Only the lines from the top of the listing below to the line that has "const priorCloses = [10.8, 11.88, 13.07, 14.38];" should be echoed, with both ends kept and pictures left out.

Dataset excerpt:
++++

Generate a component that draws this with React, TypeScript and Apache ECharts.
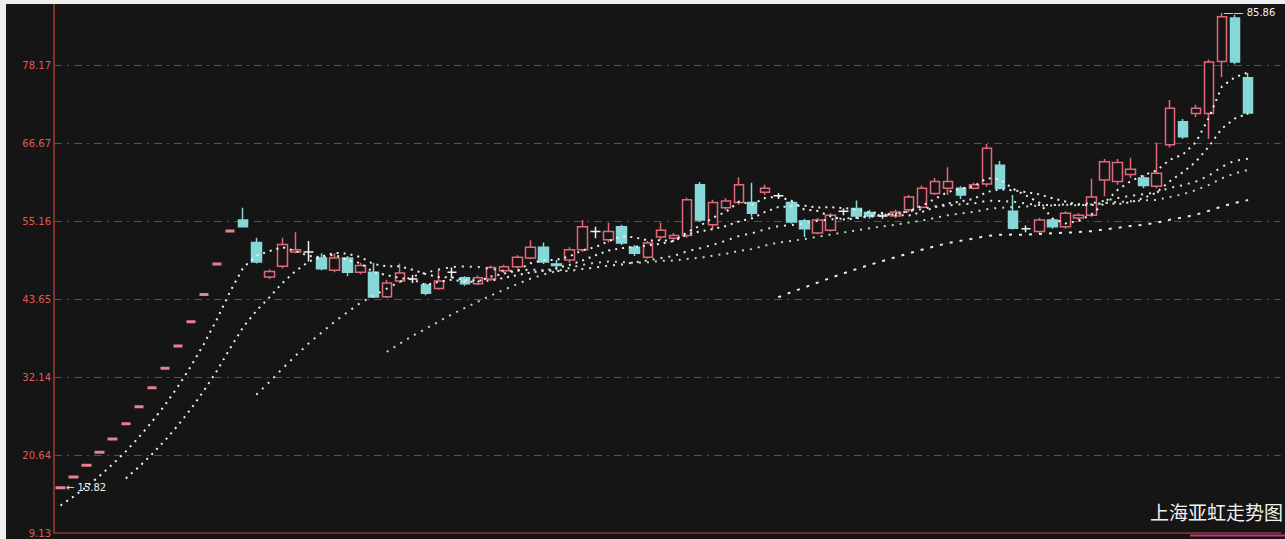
import React, { useEffect, useRef } from "react";
import * as echarts from "echarts";

// Closes of the first listing days that lie left of the visible window (needed for the MAs)
const priorCloses = [10.8, 11.88, 13.07, 14.38];

const opens = [
  15.82, 17.4, 19.14, 21.05, 23.0, 25.25, 27.77, 30.55, 33.45, 36.7,
  40.3, 44.33, 48.8, 53.68, 55.3, 52.0, 46.9, 48.5, 50.6, 50.6,
  49.7, 47.9, 49.7, 47.6, 47.6, 44.0, 46.3, 46.6, 45.7, 45.2,
  47.6, 46.8, 45.9, 46.6, 47.8, 48.4, 49.7, 51.3, 48.8, 49.4,
  50.9, 53.6, 52.4, 54.3, 51.3, 49.8, 52.8, 52.6, 53.0, 60.5,
  54.6, 57.1, 57.9, 57.9, 59.4, 58.9, 57.9, 55.2, 53.4, 53.8,
  56.6, 57.0, 56.4, 55.9, 55.9, 56.8, 57.2, 59.2, 60.0, 60.0,
  60.0, 60.6, 63.4, 56.6, 54.0, 53.6, 55.3, 54.3, 55.6, 56.0,
  61.2, 61.0, 62.0, 61.5, 60.3, 66.4, 69.8, 71.0, 71.0, 78.7,
  85.1, 76.3,
];
const closes = [
  15.82, 17.4, 19.14, 21.05, 23.0, 25.25, 27.77, 30.55, 33.45, 36.7,
  40.3, 44.33, 48.8, 53.68, 54.3, 49.1, 47.7, 51.7, 50.9, 50.6,
  48.1, 49.7, 47.6, 48.6, 43.95, 46.0, 47.5, 46.6, 44.5, 46.3,
  47.6, 45.9, 46.8, 48.3, 48.4, 49.8, 51.3, 49.1, 48.6, 50.9,
  54.3, 53.6, 53.6, 51.9, 50.4, 51.9, 53.8, 53.0, 58.3, 55.3,
  57.9, 58.1, 60.5, 56.3, 60.0, 58.9, 55.0, 54.0, 55.3, 56.0,
  56.6, 55.9, 55.9, 55.9, 56.5, 58.7, 60.0, 61.0, 61.0, 59.0,
  60.5, 65.9, 60.0, 54.1, 54.0, 55.3, 54.3, 56.3, 56.0, 58.7,
  63.9, 63.8, 62.8, 60.4, 62.2, 71.8, 67.6, 71.8, 78.6, 85.3,
  78.6, 71.1,
];
const lows = [
  15.82, 17.4, 19.14, 21.05, 23.0, 25.25, 27.77, 30.55, 33.45, 36.7,
  40.3, 44.33, 48.8, 53.68, 54.2, 48.9, 46.6, 48.2, 50.4, 49.2,
  47.9, 47.6, 47.0, 47.3, 43.8, 43.8, 46.0, 46.0, 44.2, 45.0,
  46.8, 45.6, 45.7, 46.3, 47.5, 48.2, 49.5, 48.8, 47.9, 49.0,
  50.6, 52.6, 52.0, 51.6, 50.0, 49.6, 52.4, 52.3, 52.7, 55.0,
  53.9, 56.8, 57.6, 55.8, 59.0, 58.4, 54.8, 52.8, 53.2, 53.6,
  56.0, 55.6, 55.5, 55.5, 55.6, 56.5, 57.0, 59.0, 59.0, 58.4,
  59.8, 60.2, 59.8, 53.9, 53.5, 53.3, 54.0, 54.0, 55.3, 55.8,
  58.8, 60.5, 61.5, 60.0, 60.0, 66.0, 67.3, 70.5, 67.3, 76.4,
  78.3, 70.8,
];
const highs = [
  15.82, 17.4, 19.14, 21.05, 23.0, 25.25, 27.77, 30.55, 33.45, 36.7,
  40.3, 44.33, 48.8, 53.68, 57.1, 52.7, 48.0, 52.7, 53.5, 52.2,
  50.4, 50.4, 50.0, 49.0, 48.97, 46.5, 48.9, 47.2, 46.0, 48.0,
  48.3, 47.0, 47.1, 48.6, 48.7, 50.1, 52.3, 52.0, 49.4, 51.3,
  55.3, 54.3, 54.9, 54.6, 51.6, 52.2, 54.9, 53.4, 58.6, 60.9,
  58.3, 58.5, 61.6, 60.8, 60.5, 59.3, 58.3, 55.5, 55.6, 56.3,
  57.0, 58.2, 56.8, 56.3, 56.8, 59.0, 60.4, 61.5, 63.1, 60.3,
  60.8, 66.5, 64.0, 59.0, 54.5, 55.6, 55.6, 56.6, 56.3, 61.4,
  64.3, 64.3, 64.5, 61.9, 66.7, 73.0, 70.2, 72.3, 79.0, 85.86,
  85.6, 77.0,
];

// y-axis tick labels (bottom to top)
const yTicks = [9.13, 20.64, 32.14, 43.65, 55.16, 66.67, 78.17];
const yTop = 87.17;
const slotCount = 94;
const maPeriods = [5, 10, 20, 30, 60];
const titleText = "上海亚虹走势图";

const maColors = ["#f2f2f2", "#eeeeee", "#e4e4e4", "#b0e6a0", "#dcf0f0"];
const maDash: number[][] = [[2, 5], [2, 5], [2, 6], [2, 6], [3, 7]];

function movingAverage(period: number): (number | string)[] {
  const all = priorCloses.concat(closes);
  const off = priorCloses.length;
  return closes.map((_, i) => {
    const end = i + off;
    if (end + 1 < period) return "-";
    let s = 0;
    for (let k = end - period + 1; k <= end; k++) s += all[k];
    return +(s / period).toFixed(3);
  });
}

export default function App() {
  const ref = useRef<HTMLDivElement>(null);
  useEffect(() => {
    document.body.style.margin = "0";
    if (!ref.current) return;
    const chart = echarts.init(ref.current, undefined, { renderer: "svg" });
    const categories = Array.from({ length: slotCount }, (_, i) => String(i + 1));
    const candleData = opens.map((o, i) => {
      const c = closes[i];
      const item: any = { value: [o, c, lows[i], highs[i]] };
      if (o === c && highs[i] === lows[i]) {
        item.itemStyle = { color: "#e8808e", borderColor: "#e8808e", borderWidth: 3 };
      } else if (o === c) {
        item.itemStyle = { color: "#f0f0f0", borderColor: "#f0f0f0", borderWidth: 1.5 };
      }
      return item;
    });
    const interval = (yTicks[yTicks.length - 1] - yTicks[0]) / (yTicks.length - 1);
    const labelFor = (v: number) => {
      let best = yTicks[0];
      for (const t of yTicks) if (Math.abs(t - v) < Math.abs(best - v)) best = t;
      return best.toFixed(2);
    };
    const maSeries = maPeriods.map((p, k) => ({
      name: "MA" + p,
      type: "line",
      data: movingAverage(p),
      symbol: "none",
      silent: true,
      z: 5,
      lineStyle: { color: maColors[k], width: 2, type: maDash[k] },
    }));
    chart.setOption({
      animation: false,
      backgroundColor: "#151515",
      grid: { left: 48, right: 4.3, top: 0, bottom: 6 },
      xAxis: {
        type: "category",
        data: categories,
        boundaryGap: true,
        axisTick: { show: false },
        axisLabel: { show: false },
        axisLine: { show: true, lineStyle: { color: "#8e3434", width: 1.5 } },
        splitLine: { show: false },
      },
      yAxis: {
        type: "value",
        min: yTicks[0],
        max: yTop,
        interval,
        axisLine: { show: true, lineStyle: { color: "#a83a32", width: 1.5 } },
        axisTick: { show: false },
        axisLabel: {
          color: "#e05a5a",
          fontSize: 10,
          fontFamily: "DejaVu Sans",
          margin: 3,
          showMaxLabel: false,
          formatter: (v: number) => labelFor(v),
        },
        splitLine: {
          show: true,
          showMinLine: false,
          showMaxLine: false,
          lineStyle: { color: "#7c4040", width: 1, type: [8, 5, 2, 5] },
        },
      },
      series: [
        {
          type: "candlestick",
          data: candleData,
          barWidth: 10,
          z: 3,
          itemStyle: {
            color: "#151515",
            borderColor: "#e26a78",
            color0: "#86d8d8",
            borderColor0: "#86d8d8",
            borderWidth: 1.5,
          },
          markPoint: {
            symbol: "rect",
            symbolSize: 1,
            itemStyle: { color: "rgba(0,0,0,0)" },
            label: {
              show: true,
              position: "right",
              color: "#f0f0f0",
              fontSize: 10,
              fontFamily: "DejaVu Sans",
            },
            data: [
              {
                type: "max",
                valueDim: "highest",
                label: { formatter: (p: any) => "—— " + Number(p.value).toFixed(2), offset: [-4, 0] },
              },
              {
                type: "min",
                valueDim: "lowest",
                label: { formatter: (p: any) => "← " + Number(p.value).toFixed(2), offset: [0, 0] },
              },
            ],
          },
        },
        ...maSeries,
      ],
      graphic: [
        {
          type: "line",
          shape: { x1: 1184, y1: 531.5, x2: 1279, y2: 531.5 },
          style: { stroke: "#c8307a", lineWidth: 2 },
        },
        {
          type: "text",
          right: 2,
          top: 498,
          style: {
            text: titleText,
            fill: "#f2f2f2",
            font: "19px 'Noto Sans CJK SC'",
          },
        },
      ],
    });
    return () => chart.dispose();
  }, []);
  return (
    <div style={{ position: "relative", width: 1285, height: 539, background: "#eeeeee", overflow: "hidden" }}>
      <div ref={ref} style={{ position: "absolute", left: 6, top: 4, width: 1279, height: 535 }} />
    </div>
  );
}
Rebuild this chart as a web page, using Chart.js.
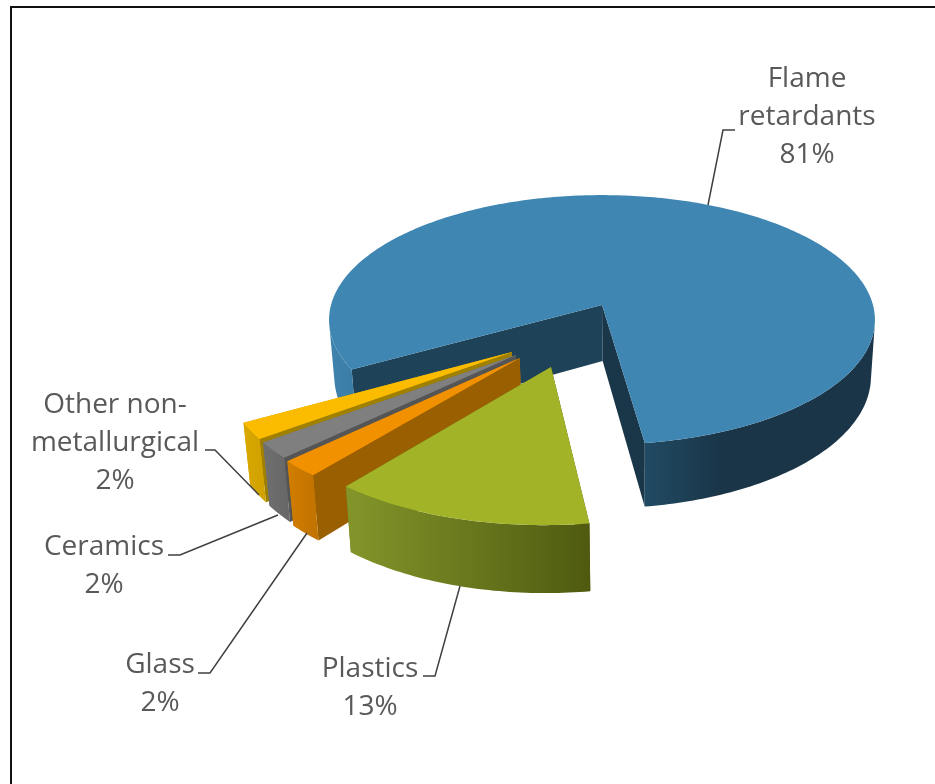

++++

SOLUTION:
Generate a component that draws this with React, TypeScript and Apache ECharts.
import React, { useEffect, useRef } from "react";
import * as echarts from "echarts";

// Closes of the first listing days that lie left of the visible window (needed for the MAs)
const priorCloses = [10.8, 11.88, 13.07, 14.38];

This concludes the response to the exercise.